_EXERCISE:_
Print only the lines from the top of the data through the line with "p.yaxis.visible = False", both included, skipping every picture.
:::
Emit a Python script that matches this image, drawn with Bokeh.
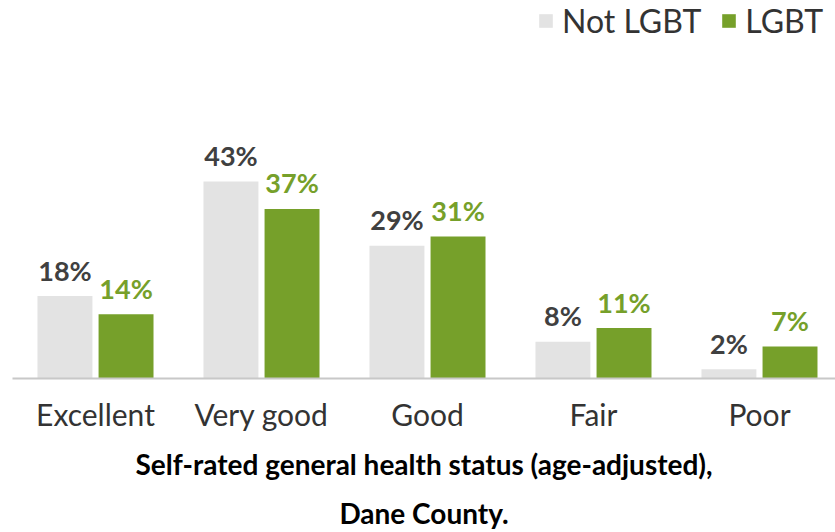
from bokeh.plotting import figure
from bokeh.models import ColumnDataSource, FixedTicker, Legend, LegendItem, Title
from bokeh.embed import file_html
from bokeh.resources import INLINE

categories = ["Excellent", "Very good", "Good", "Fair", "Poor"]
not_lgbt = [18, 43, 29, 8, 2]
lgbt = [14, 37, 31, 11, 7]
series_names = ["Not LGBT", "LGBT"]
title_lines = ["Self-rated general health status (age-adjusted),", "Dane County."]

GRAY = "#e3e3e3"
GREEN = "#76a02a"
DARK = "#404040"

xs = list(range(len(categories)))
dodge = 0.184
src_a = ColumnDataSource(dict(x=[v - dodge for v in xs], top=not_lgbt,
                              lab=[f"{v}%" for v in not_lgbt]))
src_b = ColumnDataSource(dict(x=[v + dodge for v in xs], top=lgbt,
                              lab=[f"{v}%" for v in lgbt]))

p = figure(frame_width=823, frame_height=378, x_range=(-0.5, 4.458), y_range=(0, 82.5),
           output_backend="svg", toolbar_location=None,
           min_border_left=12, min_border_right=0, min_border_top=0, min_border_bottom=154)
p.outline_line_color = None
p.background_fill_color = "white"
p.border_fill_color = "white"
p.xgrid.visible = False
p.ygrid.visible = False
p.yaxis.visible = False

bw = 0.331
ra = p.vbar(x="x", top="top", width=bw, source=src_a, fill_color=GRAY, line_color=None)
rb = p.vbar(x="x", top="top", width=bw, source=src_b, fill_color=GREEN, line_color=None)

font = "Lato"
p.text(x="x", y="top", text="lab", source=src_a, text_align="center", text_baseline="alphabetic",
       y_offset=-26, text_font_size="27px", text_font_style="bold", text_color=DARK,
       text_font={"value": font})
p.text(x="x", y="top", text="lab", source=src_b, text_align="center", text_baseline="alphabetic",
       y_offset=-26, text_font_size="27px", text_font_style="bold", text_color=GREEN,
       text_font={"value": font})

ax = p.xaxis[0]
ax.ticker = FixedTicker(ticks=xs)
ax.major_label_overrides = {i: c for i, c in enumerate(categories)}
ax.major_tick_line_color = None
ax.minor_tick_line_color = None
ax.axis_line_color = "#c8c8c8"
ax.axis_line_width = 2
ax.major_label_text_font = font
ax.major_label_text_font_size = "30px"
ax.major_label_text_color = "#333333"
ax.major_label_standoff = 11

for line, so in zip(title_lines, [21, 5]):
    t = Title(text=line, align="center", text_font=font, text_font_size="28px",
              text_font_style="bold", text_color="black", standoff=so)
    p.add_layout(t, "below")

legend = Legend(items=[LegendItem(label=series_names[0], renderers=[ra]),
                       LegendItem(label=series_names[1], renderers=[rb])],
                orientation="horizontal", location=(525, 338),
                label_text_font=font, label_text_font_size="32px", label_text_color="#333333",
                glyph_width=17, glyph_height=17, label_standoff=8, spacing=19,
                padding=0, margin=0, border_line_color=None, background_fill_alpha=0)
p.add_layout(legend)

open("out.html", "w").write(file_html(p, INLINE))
:::
_EXPECTED ANSWER:_
Emit a Python script that matches this image, drawn with Bokeh.
from bokeh.plotting import figure
from bokeh.models import ColumnDataSource, FixedTicker, Legend, LegendItem, Title
from bokeh.embed import file_html
from bokeh.resources import INLINE

categories = ["Excellent", "Very good", "Good", "Fair", "Poor"]
not_lgbt = [18, 43, 29, 8, 2]
lgbt = [14, 37, 31, 11, 7]
series_names = ["Not LGBT", "LGBT"]
title_lines = ["Self-rated general health status (age-adjusted),", "Dane County."]

GRAY = "#e3e3e3"
GREEN = "#76a02a"
DARK = "#404040"

xs = list(range(len(categories)))
dodge = 0.184
src_a = ColumnDataSource(dict(x=[v - dodge for v in xs], top=not_lgbt,
                              lab=[f"{v}%" for v in not_lgbt]))
src_b = ColumnDataSource(dict(x=[v + dodge for v in xs], top=lgbt,
                              lab=[f"{v}%" for v in lgbt]))

p = figure(frame_width=823, frame_height=378, x_range=(-0.5, 4.458), y_range=(0, 82.5),
           output_backend="svg", toolbar_location=None,
           min_border_left=12, min_border_right=0, min_border_top=0, min_border_bottom=154)
p.outline_line_color = None
p.background_fill_color = "white"
p.border_fill_color = "white"
p.xgrid.visible = False
p.ygrid.visible = False
p.yaxis.visible = False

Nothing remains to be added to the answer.